» **Problem statement**:
Starting at the first line of the data, please print exactly those lines through the one that holds "const yTicks = [-2, 0, 2, 4, 6, 8, 10];", omitting every picture.

» **Dataset excerpt**:

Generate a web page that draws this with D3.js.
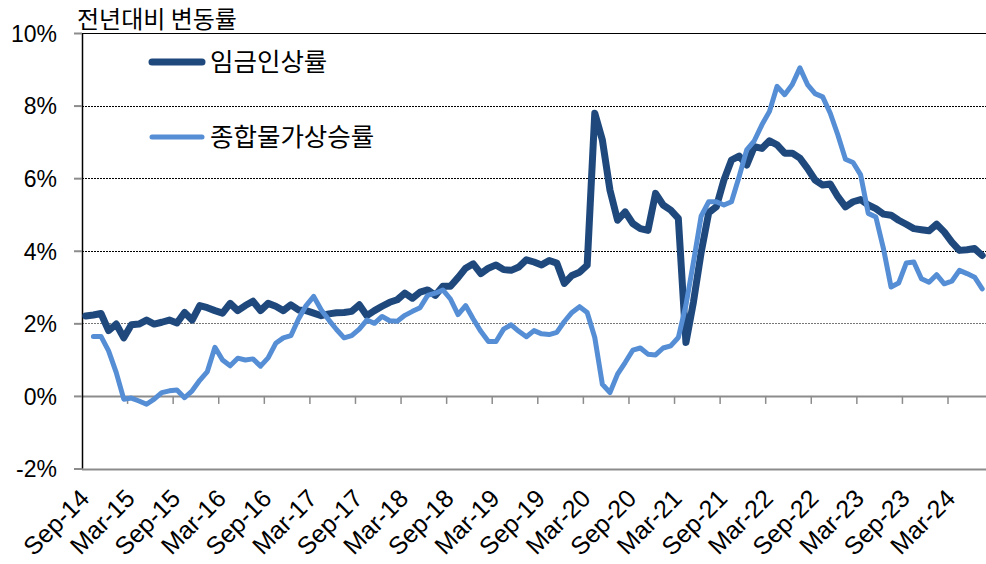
<!DOCTYPE html>
<html>
<head>
<meta charset="utf-8">
<script src="https://cdn.jsdelivr.net/npm/d3@7"></script>
<style>
  html, body { margin: 0; padding: 0; background: #fff; }
  svg { display: block; }
</style>
</head>
<body>
<div id="canvas"></div>
<script>
// monthly categories, Sep-14 .. Jul-24
const months = d3.timeMonth.range(new Date(2014, 8, 1), new Date(2024, 7, 1));

const tickLabels = ["Sep-14", "Mar-15", "Sep-15", "Mar-16", "Sep-16", "Mar-17", "Sep-17",
  "Mar-18", "Sep-18", "Mar-19", "Sep-19", "Mar-20", "Sep-20", "Mar-21", "Sep-21",
  "Mar-22", "Sep-22", "Mar-23", "Sep-23", "Mar-24"];

const yTicks = [-2, 0, 2, 4, 6, 8, 10];

const seriesNames = ["임금인상률", "종합물가상승률"];

// 임금인상률
const wage = [
  2.2, 2.23, 2.27, 1.8, 1.98, 1.6, 1.96, 1.98, 2.09, 1.98,
  2.03, 2.09, 2.01, 2.3, 2.09, 2.49, 2.43, 2.35, 2.28, 2.55,
  2.35, 2.49, 2.61, 2.35, 2.55, 2.47, 2.35, 2.51, 2.37, 2.35,
  2.28, 2.21, 2.26, 2.29, 2.3, 2.33, 2.51, 2.21, 2.35, 2.47,
  2.58, 2.65, 2.83, 2.69, 2.86, 2.92, 2.77, 3.02, 3.02, 3.26,
  3.52, 3.64, 3.37, 3.52, 3.61, 3.48, 3.46, 3.55, 3.75, 3.69,
  3.61, 3.73, 3.66, 3.1, 3.32, 3.41, 3.6, 7.79, 7.05, 5.67,
  4.84, 5.07, 4.75, 4.61, 4.56, 5.58, 5.26, 5.12, 4.89, 1.47,
  2.6, 3.95, 5.05, 5.21, 5.95, 6.5, 6.61, 6.36, 6.87, 6.82,
  7.03, 6.92, 6.69, 6.69, 6.55, 6.27, 5.95, 5.81, 5.84, 5.49,
  5.21, 5.35, 5.41, 5.26, 5.16, 5.01, 4.98, 4.84, 4.73, 4.61,
  4.58, 4.55, 4.73, 4.52, 4.24, 4.01, 4.03, 4.06, 3.87
];

// 종합물가상승률
const cpi = [
  null, 1.64, 1.64, 1.24, 0.65, -0.09, -0.06, -0.14, -0.23, -0.09,
  0.09, 0.14, 0.16, -0.05, 0.14, 0.43, 0.67, 1.34, 0.99, 0.83,
  1.04, 0.99, 1.02, 0.82, 1.05, 1.45, 1.6, 1.66, 2.12, 2.49,
  2.74, 2.37, 2.09, 1.83, 1.6, 1.66, 1.84, 2.09, 2.0, 2.19,
  2.07, 2.06, 2.22, 2.33, 2.43, 2.77, 2.83, 2.92, 2.67, 2.24,
  2.49, 2.12, 1.78, 1.5, 1.5, 1.84, 1.96, 1.78, 1.63, 1.8,
  1.71, 1.69, 1.75, 2.05, 2.3, 2.46, 2.3, 1.61, 0.32, 0.09,
  0.6, 0.92, 1.26, 1.32, 1.15, 1.13, 1.32, 1.38, 1.61, 2.5,
  3.7, 4.95, 5.35, 5.35, 5.26, 5.35, 6.04, 6.78, 7.03, 7.47,
  7.84, 8.53, 8.3, 8.58, 9.04, 8.58, 8.33, 8.24, 7.79, 7.19,
  6.52, 6.43, 6.09, 5.03, 4.93, 4.06, 3.0, 3.11, 3.66, 3.69,
  3.23, 3.13, 3.34, 3.09, 3.16, 3.46, 3.37, 3.27, 2.95
];

const colors = ["#1F497D", "#558ED5"];
const widths = [7, 5];

const width = 986;
const height = 564;
const margin = { top: 33, left: 82, bottom: 95.5, right: 0 };

const korFont = "'Noto Sans CJK KR', 'Noto Sans', sans-serif";
const numFont = "'Liberation Sans', Arial, sans-serif";

const svg = d3.select("#canvas").append("svg")
  .attr("width", width)
  .attr("height", height);

const fmt = d3.timeFormat("%b-%y");

const x = d3.scaleBand()
  .domain(months.map(fmt))
  .range([margin.left, width - margin.right])
  .paddingInner(0)
  .paddingOuter(0);

const y = d3.scaleLinear()
  .domain([-2, 10])
  .range([height - margin.bottom, margin.top]);

const cx = (i) => x(fmt(months[i])) + x.bandwidth() / 2;

// gridlines
svg.append("g")
  .selectAll("line")
  .data(yTicks)
  .join("line")
  .attr("x1", margin.left)
  .attr("x2", width - margin.right)
  .attr("y1", (d) => Math.round(y(d)) + 0.5)
  .attr("y2", (d) => Math.round(y(d)) + 0.5)
  .attr("stroke", (d) => (d === 10 ? "#000" : d <= 0 ? "#8c8c8c" : d === 2 ? "#777" : "#000"))
  .attr("stroke-width", (d) => (d <= 0 ? 2 : 1))
  .attr("stroke-dasharray", (d) => (d === 10 || d <= 0 ? null : "2,1"));

// y axis
const yAxis = svg.append("g")
  .attr("transform", `translate(${margin.left},0)`)
  .call(d3.axisLeft(y).tickValues(yTicks).tickSize(8).tickFormat((d) => d + "%"));
yAxis.select(".domain").attr("stroke", "#000").attr("stroke-width", 1.5)
  .attr("d", `M0.5,${y(-2)}V${y(10)}`);
yAxis.selectAll(".tick line").attr("stroke", "#8c8c8c").attr("stroke-width", 2);
yAxis.selectAll(".tick text")
  .attr("x", -25)
  .attr("dy", "0.36em")
  .style("font-family", numFont)
  .style("font-size", "23px")
  .attr("fill", "#000");

// x axis ticks on the 0% line, at category boundaries every 6 months
const boundaries = d3.range(6, months.length, 6);
svg.append("g")
  .selectAll("line")
  .data(boundaries)
  .join("line")
  .attr("x1", (i) => x(fmt(months[i])))
  .attr("x2", (i) => x(fmt(months[i])))
  .attr("y1", y(0))
  .attr("y2", y(0) + 8)
  .attr("stroke", "#8c8c8c")
  .attr("stroke-width", 1.5);

// x tick labels, low position, rotated
svg.append("g")
  .selectAll("text")
  .data(tickLabels)
  .join("text")
  .attr("transform", (d) => `translate(${x(d) + x.bandwidth() / 2 + 5},${y(-2) + 31.5}) rotate(-45)`)
  .attr("text-anchor", "end")
  .style("font-family", numFont)
  .style("font-size", "25px")
  .attr("fill", "#000")
  .text((d) => d);

// series lines
const line = d3.line()
  .defined((d) => d != null)
  .x((d, i) => cx(i))
  .y((d) => y(d));

[wage, cpi].forEach((s, k) => {
  svg.append("path")
    .datum(s)
    .attr("fill", "none")
    .attr("stroke", colors[k])
    .attr("stroke-width", widths[k])
    .attr("stroke-linejoin", "round")
    .attr("stroke-linecap", "round")
    .attr("d", line);
});

// title
svg.append("text")
  .attr("x", 77)
  .attr("y", 28)
  .style("font-family", korFont)
  .style("font-size", "24px")
  .attr("fill", "#000")
  .text("전년대비 변동률");

// legend
const legendY = [62, 137];
seriesNames.forEach((name, k) => {
  svg.append("line")
    .attr("x1", 152).attr("x2", 202)
    .attr("y1", legendY[k]).attr("y2", legendY[k])
    .attr("stroke", colors[k])
    .attr("stroke-width", widths[k])
    .attr("stroke-linecap", "round");
  svg.append("text")
    .attr("x", 210)
    .attr("y", legendY[k])
    .attr("dy", "0.35em")
    .style("font-family", korFont)
    .style("font-size", "25.5px")
    .attr("fill", "#000")
    .text(name);
});
</script>
</body>
</html>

» **Response to the task**:
Generate a web page that draws this with D3.js.
<!DOCTYPE html>
<html>
<head>
<meta charset="utf-8">
<script src="https://cdn.jsdelivr.net/npm/d3@7"></script>
<style>
  html, body { margin: 0; padding: 0; background: #fff; }
  svg { display: block; }
</style>
</head>
<body>
<div id="canvas"></div>
<script>
// monthly categories, Sep-14 .. Jul-24
const months = d3.timeMonth.range(new Date(2014, 8, 1), new Date(2024, 7, 1));

const tickLabels = ["Sep-14", "Mar-15", "Sep-15", "Mar-16", "Sep-16", "Mar-17", "Sep-17",
  "Mar-18", "Sep-18", "Mar-19", "Sep-19", "Mar-20", "Sep-20", "Mar-21", "Sep-21",
  "Mar-22", "Sep-22", "Mar-23", "Sep-23", "Mar-24"];

const yTicks = [-2, 0, 2, 4, 6, 8, 10];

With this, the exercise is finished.